Ja - Marseille ist für mich genial und es gäbe noch vieles, das es zu besichtigen gäbe.
Und noch etwas, das anzuschauen sich lohnt: Die ‘Maison Empereur’, eine ‘Quincaillerie’ in musealer Einrichtung. Auf drei Stockwerken, auf verschiedenste Räume verteilt, findet man alles, was man braucht oder auch nicht braucht für den Haushalt und die Werkstatt. Besichtigung absolut lohnenswert! www.empereur.fr
Am letzten Abend führte uns Frau Maeder zum Znacht ins ‘Les Arcenaux’, eine Marseiller Institution, Restaurant in der Buchhandlung...
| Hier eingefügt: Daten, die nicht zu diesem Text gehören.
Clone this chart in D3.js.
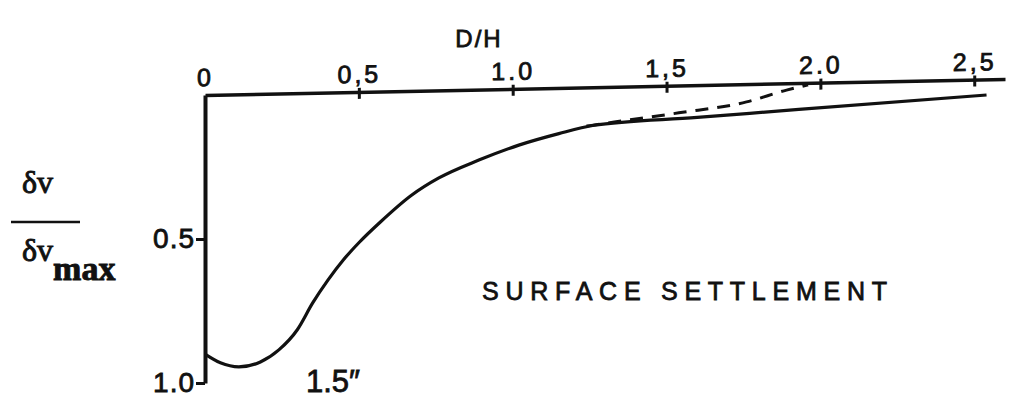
<!DOCTYPE html>
<html>
<head>
<meta charset="utf-8">
<script src="https://cdn.jsdelivr.net/npm/d3@7"></script>
<style>
  body { margin: 0; background: #fff; }
  svg { display: block; }
  .lbl { font-family: "Liberation Sans", Arial, sans-serif; fill: #111; stroke: #111; stroke-width: 0.8px; }
</style>
</head>
<body>
<svg id="board" width="1010" height="413"></svg>
<script>
// x ticks along the top axis (D/H) and their printed labels
let xTicks = [0, 0.5, 1.0, 1.5, 2.0, 2.5]
let xTickLabels = ['0', '0,5', '1.0', '1,5', '2.0', '2,5']
// y ticks (settlement ratio, downward)
let yTicks = [0.5, 1.0]
let yTickLabels = ['0.5', '1.0']

// main settlement curve
let solidX = [0, 0.05, 0.11, 0.18, 0.24, 0.30, 0.35, 0.40, 0.45, 0.50, 0.57, 0.67, 0.76, 0.89, 1.02, 1.15, 1.26, 1.60, 1.93, 2.54]
let solidY = [0.90, 0.93, 0.944, 0.927, 0.885, 0.815, 0.722, 0.642, 0.572, 0.513, 0.441, 0.349, 0.288, 0.226, 0.174, 0.134, 0.106, 0.078, 0.05, 0.0]

// dashed branch leaving the curve near D/H = 1.2
let dashX = [1.24, 1.33, 1.54, 1.76, 1.89, 1.96]
let dashY = [0.108, 0.094, 0.062, 0.024, -0.017, -0.035]

let board = d3.select('#board')

let x = d3.scaleLinear().domain([0, 2.6]).range([205, 1005])
let y = d3.scaleLinear().domain([0, 1]).range([95, 383])

// the scanned top axis leans up slightly to the right
let lean = -1.15

let xAxis = d3.axisTop(x)
    .tickValues(xTicks)
    .tickFormat((d, i) => xTickLabels[i])
    .tickSizeInner(0)
    .tickSizeOuter(0)
    .tickPadding(9)

let gx = board.append('g')
    .attr('transform', `translate(${x(0)},${y(0)}) skewY(${lean}) translate(${-x(0)},0)`)
    .call(xAxis)
gx.select('.domain').attr('stroke', '#111').attr('stroke-width', 3.5)
gx.selectAll('.tick line')
    .attr('stroke', '#111').attr('stroke-width', 3)
    .attr('y1', -4).attr('y2', 7)
gx.selectAll('.tick').filter(d => d === 0).select('line').remove()
gx.selectAll('.tick text')
    .attr('class', 'lbl')
    .attr('font-size', 25)
    .attr('letter-spacing', 3)

let yAxis = d3.axisLeft(y)
    .tickValues(yTicks)
    .tickFormat((d, i) => yTickLabels[i])
    .tickSizeInner(9)
    .tickSizeOuter(0)
    .tickPadding(1)

let gy = board.append('g')
    .attr('transform', `translate(${x(0)},0)`)
    .call(yAxis)
gy.select('.domain').attr('stroke', '#111').attr('stroke-width', 4)
gy.selectAll('.tick line').attr('stroke', '#111').attr('stroke-width', 3)
gy.selectAll('.tick text')
    .attr('class', 'lbl')
    .attr('font-size', 28)
    .attr('letter-spacing', 1)

let line = d3.line()
    .x(d => x(d[0]))
    .y(d => y(d[1]))
    .curve(d3.curveMonotoneX)

board.append('path')
    .datum(solidX.map((v, i) => [v, solidY[i]]))
    .attr('d', line)
    .attr('fill', 'none')
    .attr('stroke', '#111')
    .attr('stroke-width', 3.2)

board.append('path')
    .datum(dashX.map((v, i) => [v, dashY[i]]))
    .attr('d', line)
    .attr('fill', 'none')
    .attr('stroke', '#111')
    .attr('stroke-width', 3)
    .attr('stroke-dasharray', '13 9')

// axis title
board.append('text')
    .attr('class', 'lbl')
    .attr('x', 479).attr('y', 47)
    .attr('text-anchor', 'middle')
    .attr('font-size', 24)
    .attr('letter-spacing', 2)
    .text('D/H')

// y label as a fraction
let serif = '"Liberation Serif", "DejaVu Serif", serif'
board.append('text')
    .attr('x', 22).attr('y', 193)
    .attr('font-family', serif).attr('font-size', 32)
    .attr('fill', '#111').attr('stroke', '#111').attr('stroke-width', 0.9)
    .text('δv')
board.append('line')
    .attr('x1', 11).attr('x2', 80).attr('y1', 222).attr('y2', 222)
    .attr('stroke', '#111').attr('stroke-width', 2.5)
let den = board.append('text')
    .attr('x', 22).attr('y', 261)
    .attr('font-family', serif).attr('font-size', 32)
    .attr('fill', '#111').attr('stroke', '#111').attr('stroke-width', 0.9)
den.append('tspan').text('δv')
den.append('tspan').attr('dy', 19).attr('font-size', 34).attr('font-weight', 'bold').text('max')

board.append('text')
    .attr('class', 'lbl')
    .attr('x', 482).attr('y', 300)
    .attr('font-size', 25)
    .attr('textLength', 405)
    .attr('lengthAdjust', 'spacing')
    .text('SURFACE SETTLEMENT')

board.append('text')
    .attr('class', 'lbl')
    .attr('x', 306).attr('y', 392)
    .attr('font-size', 31)
    .text('1.5″')
</script>
</body>
</html>
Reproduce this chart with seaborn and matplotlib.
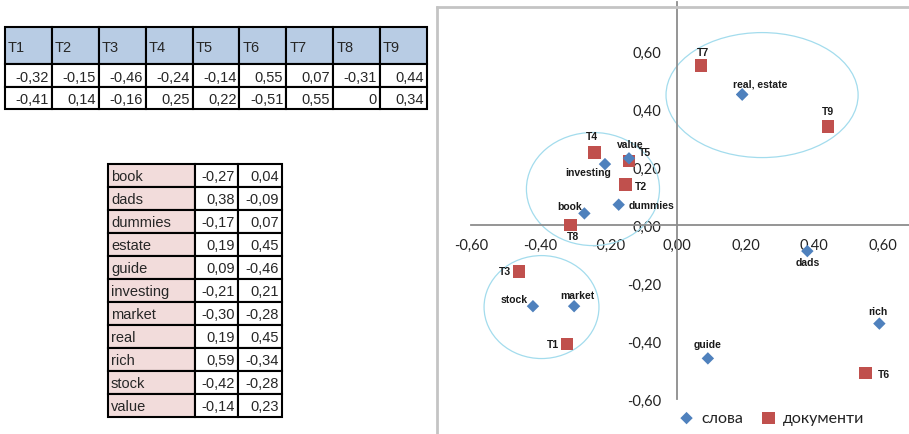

Es war alles in allem eine dichte Reise und es braucht bestimmt eine gewisse Zeit, um all dieses ganze Arles- und Marseille-Menu zu verdauen.
Es war einfach grandios. Alles perfekt organisiert, umsorgend begleitet, viele Höhepunkte und vieles, was für Alleinreisende nicht oder nur schwer möglich ist zu entdecken.